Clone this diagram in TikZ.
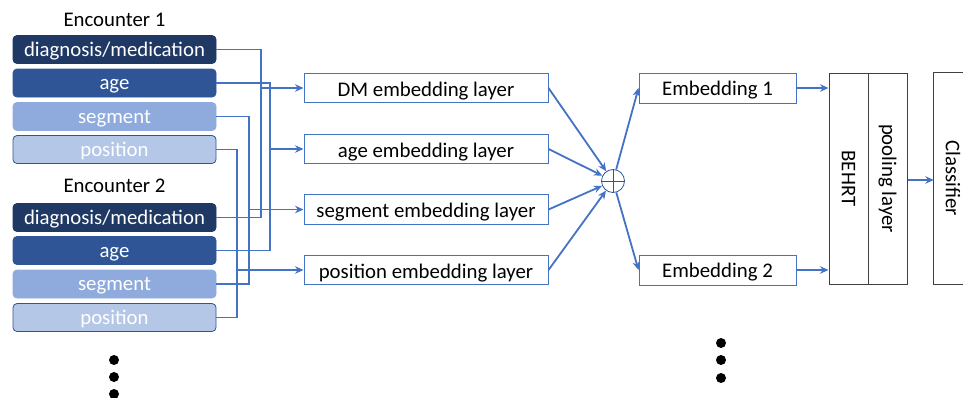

...

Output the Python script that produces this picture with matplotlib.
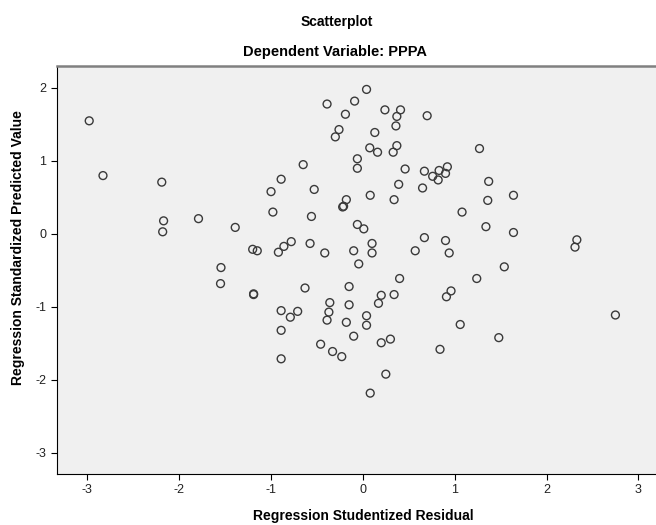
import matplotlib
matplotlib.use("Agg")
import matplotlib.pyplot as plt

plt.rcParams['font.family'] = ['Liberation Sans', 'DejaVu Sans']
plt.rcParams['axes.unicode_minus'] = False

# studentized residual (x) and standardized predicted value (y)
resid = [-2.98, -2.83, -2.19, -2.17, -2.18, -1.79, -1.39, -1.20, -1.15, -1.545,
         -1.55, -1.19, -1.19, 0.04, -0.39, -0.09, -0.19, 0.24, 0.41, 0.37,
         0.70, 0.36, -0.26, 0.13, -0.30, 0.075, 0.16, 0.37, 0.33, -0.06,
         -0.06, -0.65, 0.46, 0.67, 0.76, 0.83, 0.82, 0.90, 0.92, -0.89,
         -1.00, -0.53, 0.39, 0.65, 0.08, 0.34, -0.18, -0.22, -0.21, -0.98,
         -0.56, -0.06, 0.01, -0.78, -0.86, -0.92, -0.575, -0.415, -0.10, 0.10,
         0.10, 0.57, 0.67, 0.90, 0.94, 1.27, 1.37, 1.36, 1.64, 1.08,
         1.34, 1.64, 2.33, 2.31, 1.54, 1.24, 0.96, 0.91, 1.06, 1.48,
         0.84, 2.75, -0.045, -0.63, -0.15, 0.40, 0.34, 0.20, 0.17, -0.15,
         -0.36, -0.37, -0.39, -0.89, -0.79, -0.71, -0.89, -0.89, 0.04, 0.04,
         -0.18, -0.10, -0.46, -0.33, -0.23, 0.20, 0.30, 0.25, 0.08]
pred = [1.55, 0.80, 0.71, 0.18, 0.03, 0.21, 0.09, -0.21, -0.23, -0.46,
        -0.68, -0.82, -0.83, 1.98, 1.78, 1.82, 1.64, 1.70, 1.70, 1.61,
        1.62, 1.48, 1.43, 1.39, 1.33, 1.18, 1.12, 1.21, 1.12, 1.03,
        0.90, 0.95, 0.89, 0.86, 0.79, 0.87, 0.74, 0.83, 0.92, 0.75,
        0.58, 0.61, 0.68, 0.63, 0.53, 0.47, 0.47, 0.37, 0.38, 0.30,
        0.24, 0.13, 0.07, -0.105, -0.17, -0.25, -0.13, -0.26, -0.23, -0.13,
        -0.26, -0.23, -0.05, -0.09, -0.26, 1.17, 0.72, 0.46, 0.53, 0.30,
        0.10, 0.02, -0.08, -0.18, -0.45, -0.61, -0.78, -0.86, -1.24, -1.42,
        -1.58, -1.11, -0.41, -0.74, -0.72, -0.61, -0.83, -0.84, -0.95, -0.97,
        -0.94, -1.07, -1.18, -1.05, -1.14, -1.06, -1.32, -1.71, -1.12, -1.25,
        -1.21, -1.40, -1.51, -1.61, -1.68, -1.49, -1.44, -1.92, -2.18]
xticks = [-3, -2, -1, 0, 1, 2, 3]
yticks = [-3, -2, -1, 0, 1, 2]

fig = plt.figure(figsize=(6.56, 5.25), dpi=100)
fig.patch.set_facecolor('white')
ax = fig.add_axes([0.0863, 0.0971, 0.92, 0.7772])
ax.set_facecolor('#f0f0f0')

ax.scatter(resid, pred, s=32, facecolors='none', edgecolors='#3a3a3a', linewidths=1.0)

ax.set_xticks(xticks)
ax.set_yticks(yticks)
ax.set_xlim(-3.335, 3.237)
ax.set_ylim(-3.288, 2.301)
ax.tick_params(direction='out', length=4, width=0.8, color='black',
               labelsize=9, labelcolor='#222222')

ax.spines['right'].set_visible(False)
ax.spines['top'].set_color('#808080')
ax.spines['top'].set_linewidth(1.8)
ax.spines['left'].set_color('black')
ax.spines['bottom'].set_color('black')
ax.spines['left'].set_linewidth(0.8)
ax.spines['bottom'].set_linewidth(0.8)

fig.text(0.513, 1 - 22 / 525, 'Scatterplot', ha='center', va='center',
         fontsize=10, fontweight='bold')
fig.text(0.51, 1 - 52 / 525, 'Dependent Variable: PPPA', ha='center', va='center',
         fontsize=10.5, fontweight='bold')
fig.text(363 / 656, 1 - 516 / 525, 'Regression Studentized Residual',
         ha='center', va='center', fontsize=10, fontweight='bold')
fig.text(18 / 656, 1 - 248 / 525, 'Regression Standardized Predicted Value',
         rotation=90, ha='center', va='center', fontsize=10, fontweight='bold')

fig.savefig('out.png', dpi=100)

---

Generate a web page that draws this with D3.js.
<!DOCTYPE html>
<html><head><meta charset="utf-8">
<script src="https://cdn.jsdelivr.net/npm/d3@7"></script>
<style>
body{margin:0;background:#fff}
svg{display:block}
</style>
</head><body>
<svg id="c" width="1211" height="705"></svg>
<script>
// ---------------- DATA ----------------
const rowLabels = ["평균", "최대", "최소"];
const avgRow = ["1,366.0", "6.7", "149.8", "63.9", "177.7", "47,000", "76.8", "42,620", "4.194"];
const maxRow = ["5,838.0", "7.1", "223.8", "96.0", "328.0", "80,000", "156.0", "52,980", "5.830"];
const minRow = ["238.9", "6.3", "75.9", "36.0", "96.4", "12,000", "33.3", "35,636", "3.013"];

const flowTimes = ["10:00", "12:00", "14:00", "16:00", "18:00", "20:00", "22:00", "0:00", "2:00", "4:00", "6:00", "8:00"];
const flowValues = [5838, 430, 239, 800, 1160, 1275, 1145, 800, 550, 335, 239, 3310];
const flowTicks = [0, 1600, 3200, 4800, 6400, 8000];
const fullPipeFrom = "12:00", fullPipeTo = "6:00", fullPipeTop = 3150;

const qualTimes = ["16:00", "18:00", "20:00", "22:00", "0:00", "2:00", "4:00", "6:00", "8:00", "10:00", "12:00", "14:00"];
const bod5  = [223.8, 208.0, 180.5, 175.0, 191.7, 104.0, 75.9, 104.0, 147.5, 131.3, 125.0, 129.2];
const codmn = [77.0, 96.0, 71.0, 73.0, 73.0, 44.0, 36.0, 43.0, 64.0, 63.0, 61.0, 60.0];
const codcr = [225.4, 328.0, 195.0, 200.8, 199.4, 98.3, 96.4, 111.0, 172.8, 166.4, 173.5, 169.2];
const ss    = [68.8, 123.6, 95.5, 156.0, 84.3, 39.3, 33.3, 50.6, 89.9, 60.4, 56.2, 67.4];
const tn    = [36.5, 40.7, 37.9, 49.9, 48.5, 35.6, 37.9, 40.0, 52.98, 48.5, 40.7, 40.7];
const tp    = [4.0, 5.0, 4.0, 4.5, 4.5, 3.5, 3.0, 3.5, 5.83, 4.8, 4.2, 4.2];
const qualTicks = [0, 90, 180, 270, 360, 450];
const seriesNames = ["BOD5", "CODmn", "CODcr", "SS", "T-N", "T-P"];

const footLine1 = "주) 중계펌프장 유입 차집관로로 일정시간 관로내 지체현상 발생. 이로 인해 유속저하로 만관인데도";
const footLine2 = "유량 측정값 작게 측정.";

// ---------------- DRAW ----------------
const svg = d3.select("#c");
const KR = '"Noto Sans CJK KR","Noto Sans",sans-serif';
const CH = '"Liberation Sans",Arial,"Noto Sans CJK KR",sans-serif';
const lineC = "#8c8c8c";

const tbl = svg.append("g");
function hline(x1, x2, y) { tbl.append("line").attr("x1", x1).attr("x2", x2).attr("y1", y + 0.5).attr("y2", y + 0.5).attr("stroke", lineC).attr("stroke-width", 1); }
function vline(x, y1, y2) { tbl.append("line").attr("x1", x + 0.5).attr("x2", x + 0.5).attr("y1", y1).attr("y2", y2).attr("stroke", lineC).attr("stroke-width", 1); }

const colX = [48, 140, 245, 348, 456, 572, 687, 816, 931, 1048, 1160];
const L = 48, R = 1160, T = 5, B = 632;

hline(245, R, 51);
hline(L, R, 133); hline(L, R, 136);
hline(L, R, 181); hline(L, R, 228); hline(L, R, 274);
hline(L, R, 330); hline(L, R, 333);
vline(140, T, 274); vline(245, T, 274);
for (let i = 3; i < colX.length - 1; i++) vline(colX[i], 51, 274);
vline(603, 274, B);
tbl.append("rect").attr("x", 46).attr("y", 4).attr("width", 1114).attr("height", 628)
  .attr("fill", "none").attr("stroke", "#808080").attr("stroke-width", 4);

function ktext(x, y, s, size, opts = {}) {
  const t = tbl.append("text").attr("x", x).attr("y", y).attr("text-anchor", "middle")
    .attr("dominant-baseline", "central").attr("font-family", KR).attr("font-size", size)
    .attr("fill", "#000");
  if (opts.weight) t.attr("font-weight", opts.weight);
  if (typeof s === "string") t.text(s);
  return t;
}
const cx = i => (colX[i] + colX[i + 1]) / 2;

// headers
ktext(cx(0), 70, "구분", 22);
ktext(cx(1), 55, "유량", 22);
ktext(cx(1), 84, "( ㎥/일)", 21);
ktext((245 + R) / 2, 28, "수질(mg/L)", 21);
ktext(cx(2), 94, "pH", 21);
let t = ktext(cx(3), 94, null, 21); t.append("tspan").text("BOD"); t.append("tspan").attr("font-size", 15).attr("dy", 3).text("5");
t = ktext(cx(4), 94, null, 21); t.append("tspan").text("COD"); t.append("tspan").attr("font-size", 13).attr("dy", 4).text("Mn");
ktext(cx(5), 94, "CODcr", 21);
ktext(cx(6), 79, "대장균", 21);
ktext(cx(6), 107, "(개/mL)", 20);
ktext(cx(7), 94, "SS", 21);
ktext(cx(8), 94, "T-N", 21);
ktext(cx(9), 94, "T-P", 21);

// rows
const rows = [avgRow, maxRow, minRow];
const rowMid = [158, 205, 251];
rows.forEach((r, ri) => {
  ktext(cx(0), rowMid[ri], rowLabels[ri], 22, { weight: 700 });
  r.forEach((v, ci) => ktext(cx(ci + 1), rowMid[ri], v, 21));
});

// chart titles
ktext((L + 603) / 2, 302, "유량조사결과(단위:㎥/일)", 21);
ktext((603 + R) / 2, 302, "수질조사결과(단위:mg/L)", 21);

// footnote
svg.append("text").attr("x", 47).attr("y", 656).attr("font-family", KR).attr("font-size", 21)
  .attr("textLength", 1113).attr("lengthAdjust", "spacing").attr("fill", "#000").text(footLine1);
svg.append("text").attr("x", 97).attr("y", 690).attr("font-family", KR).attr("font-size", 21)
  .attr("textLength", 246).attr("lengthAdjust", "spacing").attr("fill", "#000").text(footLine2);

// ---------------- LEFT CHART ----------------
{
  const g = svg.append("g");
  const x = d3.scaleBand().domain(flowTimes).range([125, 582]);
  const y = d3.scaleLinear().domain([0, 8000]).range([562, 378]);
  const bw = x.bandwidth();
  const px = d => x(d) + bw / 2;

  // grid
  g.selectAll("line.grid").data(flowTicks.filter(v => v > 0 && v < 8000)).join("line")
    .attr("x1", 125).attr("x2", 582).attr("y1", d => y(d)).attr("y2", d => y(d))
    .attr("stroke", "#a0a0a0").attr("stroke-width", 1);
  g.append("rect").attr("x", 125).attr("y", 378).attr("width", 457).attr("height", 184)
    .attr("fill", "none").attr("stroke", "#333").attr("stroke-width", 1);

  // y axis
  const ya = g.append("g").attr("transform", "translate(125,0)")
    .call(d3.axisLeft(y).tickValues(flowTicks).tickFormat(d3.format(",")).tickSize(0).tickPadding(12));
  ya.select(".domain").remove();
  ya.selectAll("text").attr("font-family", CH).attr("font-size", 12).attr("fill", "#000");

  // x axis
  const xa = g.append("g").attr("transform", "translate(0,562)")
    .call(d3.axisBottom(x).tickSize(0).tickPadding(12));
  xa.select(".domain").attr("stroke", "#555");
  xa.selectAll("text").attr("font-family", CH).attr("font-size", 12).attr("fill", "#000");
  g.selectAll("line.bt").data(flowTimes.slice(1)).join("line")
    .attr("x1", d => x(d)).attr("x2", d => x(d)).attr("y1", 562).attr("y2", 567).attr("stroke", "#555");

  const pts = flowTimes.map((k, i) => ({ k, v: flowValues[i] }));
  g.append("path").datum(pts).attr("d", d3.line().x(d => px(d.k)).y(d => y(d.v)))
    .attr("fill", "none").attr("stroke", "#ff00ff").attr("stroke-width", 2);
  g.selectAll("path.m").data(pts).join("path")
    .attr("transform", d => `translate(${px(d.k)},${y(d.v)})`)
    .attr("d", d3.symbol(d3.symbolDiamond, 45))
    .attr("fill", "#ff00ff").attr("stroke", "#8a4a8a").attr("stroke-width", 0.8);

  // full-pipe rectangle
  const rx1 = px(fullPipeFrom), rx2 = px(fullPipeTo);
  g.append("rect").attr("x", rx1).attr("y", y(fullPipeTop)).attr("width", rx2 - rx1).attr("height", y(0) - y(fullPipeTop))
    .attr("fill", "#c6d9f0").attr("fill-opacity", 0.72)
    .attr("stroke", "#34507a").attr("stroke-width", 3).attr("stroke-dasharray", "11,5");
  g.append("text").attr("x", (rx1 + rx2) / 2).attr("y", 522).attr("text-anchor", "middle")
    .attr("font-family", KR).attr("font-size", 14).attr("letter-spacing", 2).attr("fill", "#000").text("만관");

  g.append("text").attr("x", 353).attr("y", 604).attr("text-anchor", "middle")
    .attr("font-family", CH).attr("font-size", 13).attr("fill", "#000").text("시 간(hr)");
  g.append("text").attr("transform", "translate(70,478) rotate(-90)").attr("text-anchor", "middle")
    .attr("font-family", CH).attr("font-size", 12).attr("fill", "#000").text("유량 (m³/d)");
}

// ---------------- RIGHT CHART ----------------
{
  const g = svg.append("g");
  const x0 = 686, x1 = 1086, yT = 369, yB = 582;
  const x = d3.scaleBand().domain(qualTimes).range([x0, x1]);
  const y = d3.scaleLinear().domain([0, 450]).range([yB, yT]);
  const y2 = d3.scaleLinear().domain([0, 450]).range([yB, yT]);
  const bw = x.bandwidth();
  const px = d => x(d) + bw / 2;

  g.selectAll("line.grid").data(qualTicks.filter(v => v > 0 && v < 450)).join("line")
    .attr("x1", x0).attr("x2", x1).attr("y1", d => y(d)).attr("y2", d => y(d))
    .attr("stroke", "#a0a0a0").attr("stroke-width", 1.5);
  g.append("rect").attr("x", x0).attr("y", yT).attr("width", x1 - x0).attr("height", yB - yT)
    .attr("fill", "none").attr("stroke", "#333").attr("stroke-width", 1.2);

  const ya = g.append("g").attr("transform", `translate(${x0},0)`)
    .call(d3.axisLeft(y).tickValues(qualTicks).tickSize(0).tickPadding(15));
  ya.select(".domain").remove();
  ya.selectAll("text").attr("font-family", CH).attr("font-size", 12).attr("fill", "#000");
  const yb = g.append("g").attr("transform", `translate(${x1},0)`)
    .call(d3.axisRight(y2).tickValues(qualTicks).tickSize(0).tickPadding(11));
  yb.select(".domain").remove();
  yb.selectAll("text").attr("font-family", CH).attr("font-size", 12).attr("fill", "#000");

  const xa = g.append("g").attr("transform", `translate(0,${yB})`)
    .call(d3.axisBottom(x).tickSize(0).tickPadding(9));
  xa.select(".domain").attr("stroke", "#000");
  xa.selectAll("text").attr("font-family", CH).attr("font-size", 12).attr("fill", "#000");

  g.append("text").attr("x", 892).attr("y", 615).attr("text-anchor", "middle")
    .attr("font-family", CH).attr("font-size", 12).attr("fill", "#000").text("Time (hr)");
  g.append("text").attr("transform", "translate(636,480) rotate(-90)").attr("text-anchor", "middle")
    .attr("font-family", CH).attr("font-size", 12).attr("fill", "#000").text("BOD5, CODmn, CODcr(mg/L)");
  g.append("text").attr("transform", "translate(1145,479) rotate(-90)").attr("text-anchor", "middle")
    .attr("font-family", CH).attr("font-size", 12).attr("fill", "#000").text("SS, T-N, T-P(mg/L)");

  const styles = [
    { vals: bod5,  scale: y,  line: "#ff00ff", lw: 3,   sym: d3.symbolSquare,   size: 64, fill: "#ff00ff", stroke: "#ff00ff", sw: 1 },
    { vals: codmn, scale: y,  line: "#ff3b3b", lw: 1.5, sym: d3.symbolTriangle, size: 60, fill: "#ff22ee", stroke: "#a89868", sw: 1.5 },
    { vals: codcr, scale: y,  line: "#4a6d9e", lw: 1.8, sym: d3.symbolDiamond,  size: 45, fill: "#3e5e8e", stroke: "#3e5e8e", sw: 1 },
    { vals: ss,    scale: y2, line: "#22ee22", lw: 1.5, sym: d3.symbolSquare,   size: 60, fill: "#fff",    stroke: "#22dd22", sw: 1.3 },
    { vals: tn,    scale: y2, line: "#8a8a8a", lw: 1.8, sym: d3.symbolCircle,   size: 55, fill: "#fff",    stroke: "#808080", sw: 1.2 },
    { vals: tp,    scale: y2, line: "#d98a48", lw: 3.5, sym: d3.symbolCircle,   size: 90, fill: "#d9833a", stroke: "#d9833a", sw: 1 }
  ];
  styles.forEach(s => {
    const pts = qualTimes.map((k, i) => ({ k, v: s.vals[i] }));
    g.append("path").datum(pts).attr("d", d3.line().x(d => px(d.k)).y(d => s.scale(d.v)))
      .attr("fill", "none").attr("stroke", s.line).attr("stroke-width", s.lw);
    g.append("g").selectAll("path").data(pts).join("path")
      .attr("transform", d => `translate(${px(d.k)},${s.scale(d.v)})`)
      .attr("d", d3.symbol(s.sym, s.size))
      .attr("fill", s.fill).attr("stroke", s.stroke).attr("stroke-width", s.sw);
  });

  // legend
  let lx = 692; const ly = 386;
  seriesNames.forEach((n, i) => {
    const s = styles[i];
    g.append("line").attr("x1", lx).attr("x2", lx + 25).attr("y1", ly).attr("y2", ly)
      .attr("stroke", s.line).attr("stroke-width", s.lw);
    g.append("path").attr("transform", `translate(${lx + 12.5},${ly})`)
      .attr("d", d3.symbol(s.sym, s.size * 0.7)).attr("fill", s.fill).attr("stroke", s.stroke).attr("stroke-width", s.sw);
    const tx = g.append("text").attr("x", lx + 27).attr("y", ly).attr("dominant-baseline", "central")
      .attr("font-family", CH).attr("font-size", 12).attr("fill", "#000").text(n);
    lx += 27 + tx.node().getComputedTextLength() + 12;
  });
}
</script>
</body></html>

## The problem
Above are some records. Output exactly the lines from the one that contains "Output the Python" to the one that contains "plt.rcParams['axes.unicode_minus'] = False", keeping both, and omit the pictures.

## Solution
Output the Python script that produces this picture with matplotlib.
import matplotlib
matplotlib.use("Agg")
import matplotlib.pyplot as plt

plt.rcParams['font.family'] = ['Liberation Sans', 'DejaVu Sans']
plt.rcParams['axes.unicode_minus'] = False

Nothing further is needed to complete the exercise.